La verdad es que uno cada vez está más seguro de que la independencia fue y es una excusa o un Macguffin para seguir manteniendo el poder, que es de lo que va todo. Al catalanismo sacerdotal, esa casta, en realidad no le sirve para nada una carta de la ONU con su ensalada de continentes, como un Nobel cartográfico, sino tener ese poder absoluto, de imperio fluvial, que les da la sangre. El poder requiere diferentes tácticas según los tiempos, y con Pujol, por ejemplo, bastaba la pela y la apostura del don como un buda nacional, en Barcelona y en Madrid. Pero un día Cataluña se vio sin Pujol, y ese pueblo que agredió a Raimon Obiols por atreverse a dudar del don en el caso Banca Catalana; ese mismo pueblo, decía, un día rodeó el Parlament y Artur Mas tuvo que entrar en helicóptero, como si fuera una tubería de oleoducto o aquel Jesús Obrero de Fellini.

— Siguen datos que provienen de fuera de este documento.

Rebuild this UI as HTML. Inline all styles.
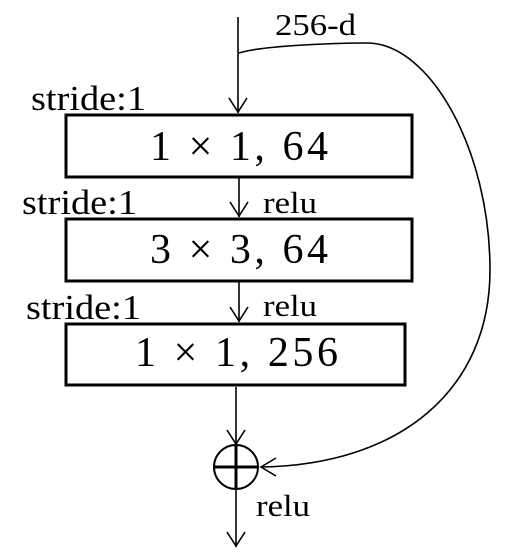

Ese helicóptero en una Barcelona como Saigón, la herencia del 3% y el leal catalán apuntándose a la indignación, todo eso obligó a cambiar la excusa, el Macguffin del poder, y así nació el nuevo independentismo. 

El catalanismo antes tenía a Pujol, la pela y la lengua, como una trinidad moreneta, que los unía en la lealtad y en una como cooperativa de industriales del paño que servía, en última instancia, para mantener ese poder casi absoluto. Ahora tienen la independencia, la lucha y la agonía por la independencia, que los une en el martirio y asegura la misma lealtad tribal y quizá un poder todavía mayor, un poder que ahora es casi religioso, ajeno a las leyes humanas, como en esa secta con nave nodriza o con Jesús vampírico. La mayoría de los indepes no se da cuenta de este Macguffin, ni siquiera muchos líderes o funkos intercambiables que se caen o cayeron del Govern como del salpicadero. Estoy seguro de que la mayoría son creyentes en la republiqueta y en Raticulín, y por eso mismo funciona. Realmente querían la independencia y realmente montaron el 1-O como un altar a un marciano. Era una fantasía interesada urdida por otros, como suele ocurrir, pero fantasías así dominan el mundo.

Los indepes están mejor que nunca, aunque su poder está teniendo el coste de la decadencia económica, política, democrática y moral de Cataluña. Es un poder que, eso sí, se mantiene gracias a Sánchez y gracias al PSC, eternamente acomplejado y acharnegado, el verdadero agente que impide el fin del Macguffin catalanista, porque es aún más vehemente con la bondad del nacionalismo que los nacionalistas exaltados. Los indepes se excomulgan o se reconcilian, se entibian o se culpan, y lo mismo vuelven a la cálida pela y a ser hombres de Estado con palquito casi peronista en Madrid, como Pujol. En el Govern se pelean ahora, un poco como en una parábola bíblica, intentando adaptarse al drama, renovar el drama. Pero el drama desemboca en lo mismo, en su poder y en su impunidad. No es que el 1-O ganaran, es que siempre han ganado. Hasta ahora, al menos.